Opinión | Retratos

Juan Ballester

El compás de la vida

Miguel Ángel Moreno, músico percursionista.

Miguel Ángel Moreno, músico percursionista. / L.O.

Refiriéndome sólo a la imagen y como viene siendo mi costumbre, cuando retrato a alguien me gusta que se trate de un retrato convencional, de esos que el retratado y el retratista se miran cara a cara. Busco con ello que, finalmente, ese retrato sea la resultante de un intercambio de complicidades y tiempos coincidentes entre ambos, de ahí que los considere como una especie de mezcla entre retrato y autorretrato. Por tanto, procuro también que esas tomas no estén basadas en una instantánea robada, de tipo documental; es decir, en un instante fortuito del devenir natural de la vida.

Sin embargo, en el caso del retrato que publicamos hoy con el percusionista Miguel Ángel Orengo, finalmente hemos escogido una imagen más espontánea y en la que el personaje está tocando su caja de música muy concentradamente. Pero, ¿por qué esta decisión y este cambio de criterio? Seguramente porque, en esta serie de retratos, no sólo busco mostrar al personaje en esa especie de limbo último que es la identidad, sino que también pretendo fijarme en cualquier cosa que me inspire su mismo conocimiento o algo de la conversación que tuvimos durante el rato que pasamos juntos.
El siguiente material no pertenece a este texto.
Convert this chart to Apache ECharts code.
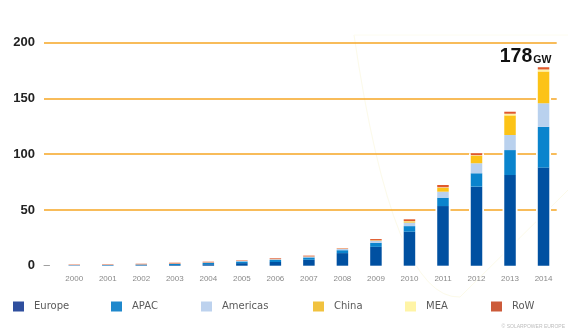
<!DOCTYPE html>
<html>
<head>
<meta charset="utf-8">
<script src="https://cdn.jsdelivr.net/npm/echarts@6/dist/echarts.min.js"></script>
<style>
  html, body { margin: 0; padding: 0; background: #ffffff; }
  #chart { width: 568px; height: 330px; }
</style>
</head>
<body>
<div id="chart"></div>
<script>
// Cumulative installed PV capacity by region, GW
const years = ['2000','2001','2002','2003','2004','2005','2006','2007','2008','2009','2010','2011','2012','2013','2014'];
const europe   = [0.15, 0.25, 0.4, 0.6, 1.3, 2.3, 3.3, 5.3, 11.3, 16.9, 30.5, 53.5, 70.9, 81.3, 88.0];
const apac     = [0.3, 0.4, 0.6, 1.0, 1.2, 1.5, 1.9, 2.1, 2.6, 3.6, 5.0, 7.5, 12.0, 22.4, 36.5];
const americas = [0.1, 0.15, 0.2, 0.3, 0.4, 0.5, 0.6, 0.8, 1.1, 1.9, 3.2, 5.4, 9.0, 13.5, 21.2];
const china    = [0.02, 0.03, 0.04, 0.05, 0.06, 0.07, 0.08, 0.1, 0.14, 0.3, 1.0, 3.3, 6.5, 17.6, 28.5];
const mea      = [0.01, 0.01, 0.01, 0.02, 0.02, 0.02, 0.02, 0.03, 0.05, 0.1, 0.3, 0.6, 0.7, 1.5, 1.8];
const row      = [0.4, 0.4, 0.5, 0.7, 0.6, 0.4, 0.7, 0.7, 0.4, 1.1, 1.6, 2.1, 1.8, 1.8, 2.0];
const yTicks   = [0, 50, 100, 150, 200];
const unit = 'GW';

const regions = [
  { name: 'Europe',   data: europe,   color: '#0050a1', legend: '#2f4f9e' },
  { name: 'APAC',     data: apac,     color: '#0a84cd', legend: '#1f88cc' },
  { name: 'Americas', data: americas, color: '#b9d1ee', legend: '#bdd2ee' },
  { name: 'China',    data: china,    color: '#fcc317', legend: '#f1c23f' },
  { name: 'MEA',      data: mea,      color: '#fff4a6', legend: '#fff4a6' },
  { name: 'RoW',      data: row,      color: '#e0592b', legend: '#cc5b3a' }
];

const totals = years.map((_, i) => regions.reduce((s, r) => s + r.data[i], 0));
const lastIdx = years.length - 1;

const plotTop = 42.7, plotBottom = 64.3;
const yMin = yTicks[0], yMax = yTicks[yTicks.length - 1], yStep = yTicks[1] - yTicks[0];
const gridColor = '#f6a623';
const watermark = '#fcfae9';

// legend entries, one legend per region so each sits at its own column
const legendLefts = [13, 111, 201, 313, 405, 491];
const legends = regions.map((r, i) => ({
  left: legendLefts[i], top: 301.5, padding: 0,
  icon: 'rect', itemWidth: 11, itemHeight: 10,
  selectedMode: false,
  data: [{ name: r.name, itemStyle: { color: r.legend } }],
  textStyle: { fontFamily: 'DejaVu Sans', fontSize: 10, color: '#5a5a5a', padding: [0, 0, 0, 5] }
}));

const stackSeries = regions.map((r, idx) => {
  const s = {
    name: r.name, type: 'bar', stack: 'total',
    xAxisIndex: 1, yAxisIndex: 1, z: 3,
    barWidth: 11.5,
    itemStyle: { color: r.color },
    data: r.data.slice()
  };
  if (idx === regions.length - 1) {
    s.data = r.data.map((v, i) => i === lastIdx ? {
      value: v,
      label: {
        show: true, position: 'top', distance: 1, offset: [-18, 0],
        formatter: () => '{a|' + Math.round(totals[lastIdx]) + '}{b|' + unit + '}',
        rich: {
          a: { fontFamily: 'Liberation Sans', fontWeight: 'bold', fontSize: 19.5, color: '#111', verticalAlign: 'bottom' },
          b: { fontFamily: 'Liberation Sans', fontWeight: 'bold', fontSize: 10.5, color: '#111', verticalAlign: 'bottom', padding: [0, 0, 1, 1] }
        }
      }
    } : v);
  }
  return s;
});

const option = {
  backgroundColor: '#ffffff',
  animation: false,
  legend: legends,
  grid: [
    { left: 44, right: 11.3, top: plotTop, bottom: plotBottom },   // gridlines + y labels
    { left: 57.5, right: 7.7, top: plotTop, bottom: plotBottom },  // stacked bars
    { left: 57.5, right: 7.7, top: plotTop, bottom: plotBottom },  // white halo behind bars
    { left: 44, width: 5.5, top: plotTop, bottom: plotBottom }     // short baseline stub
  ],
  xAxis: [
    { gridIndex: 0, type: 'value', min: 0, max: 1, show: false },
    { gridIndex: 1, type: 'category', data: years,
      axisLine: { show: false }, axisTick: { show: false },
      axisLabel: { fontFamily: 'Liberation Sans', fontSize: 8, color: '#8a8a8a', margin: 9 } },
    { gridIndex: 2, type: 'category', data: years, show: false },
    { gridIndex: 3, type: 'value', min: 0, max: 1, position: 'bottom',
      axisLine: { show: true, lineStyle: { color: '#a0a0a0', width: 1 } },
      axisTick: { show: false }, axisLabel: { show: false }, splitLine: { show: false } }
  ],
  yAxis: [
    { gridIndex: 0, type: 'value', min: yMin, max: yMax, interval: yStep,
      axisLine: { show: false }, axisTick: { show: false },
      axisLabel: { fontFamily: 'Liberation Sans', fontWeight: 'bold', fontSize: 13, color: '#222', margin: 9 },
      splitLine: { show: true, lineStyle: { color: ['transparent', gridColor, gridColor, gridColor, gridColor], width: 1.6 } } },
    { gridIndex: 1, type: 'value', min: yMin, max: yMax, show: false, splitLine: { show: false } },
    { gridIndex: 2, type: 'value', min: yMin, max: yMax, show: false, splitLine: { show: false } },
    { gridIndex: 3, type: 'value', min: yMin, max: yMax, show: false, splitLine: { show: false } }
  ],
  graphic: [
    // faint sun watermark
    { type: 'bezierCurve', silent: true, z: -10,
      shape: { x1: 354, y1: 35, x2: 460, y2: 297, cpx1: 393, cpy1: 300 },
      style: { stroke: watermark, lineWidth: 1, fill: null } },
    { type: 'line', silent: true, z: -10,
      shape: { x1: 460, y1: 297, x2: 568, y2: 190 },
      style: { stroke: watermark, lineWidth: 1 } },
    { type: 'line', silent: true, z: -10,
      shape: { x1: 354, y1: 35, x2: 568, y2: 35 },
      style: { stroke: '#fdfcf0', lineWidth: 1 } },
    { type: 'text', right: 3, top: 324,
      style: { text: '© SOLARPOWER EUROPE', fontFamily: 'Liberation Sans', fontSize: 5, fill: '#bdbdbd' } }
  ],
  series: [
    { name: 'halo', type: 'bar', xAxisIndex: 2, yAxisIndex: 2, z: 2,
      barWidth: 15, silent: true, itemStyle: { color: '#ffffff' },
      data: totals },
    ...stackSeries
  ]
};

const chart = echarts.init(document.getElementById('chart'), null, { renderer: 'canvas' });
chart.setOption(option);
</script>
</body>
</html>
Con Miguel Ángel, al cual había conocido en una fiesta unos días antes y del que no sabía nada hasta ese momento, el tema fundamental del que hablamos fue, lógicamente, la música y su presencia en la historia de la humanidad. Antes de seguir debería confesar la envidia que he sentido siempre por los músicos, por cualquier tipo de músicos, ya que, para uno, el sentimiento musical es el más originario y básico de los sentimientos relacionados con el hecho creativo. Eso, por no decir que, en el fondo, cualquier actividad artística -pintura, escultura, poesía, toreo…- está basada en la música, o sea, en el compás. ¿Qué es la vida misma sino una especie de música que cada cual debe interpretar? Claro, a partir de un punto en común tan sustancial, no solo la comunicación entre nosotros fluía como si fuese un río de aguas bravas, sino que hasta nuestra confianza mutua iba resultando casi familiar.

De aquel rato juntos me enriquecí con muchas cosas, pero lo que más me sorprendió oír fue que en la música -léase también en la vida-, hasta la improvisación tiene sus reglas, obedece siempre a un trascendente y superior compás, de ahí que también quisiera fotografiarlo mientras improvisaba unos sonidos. Nunca antes había entendido tan claramente el Mektub de los árabes -el ‘estaba escrito’ del mundo occidental-, porque, efectivamente, en última instancia todo va reconduciéndose inexorablemente hacia el cumplimiento del destino. Otra cosa es que estemos preparados para oírlo o concienciados para aceptarlo.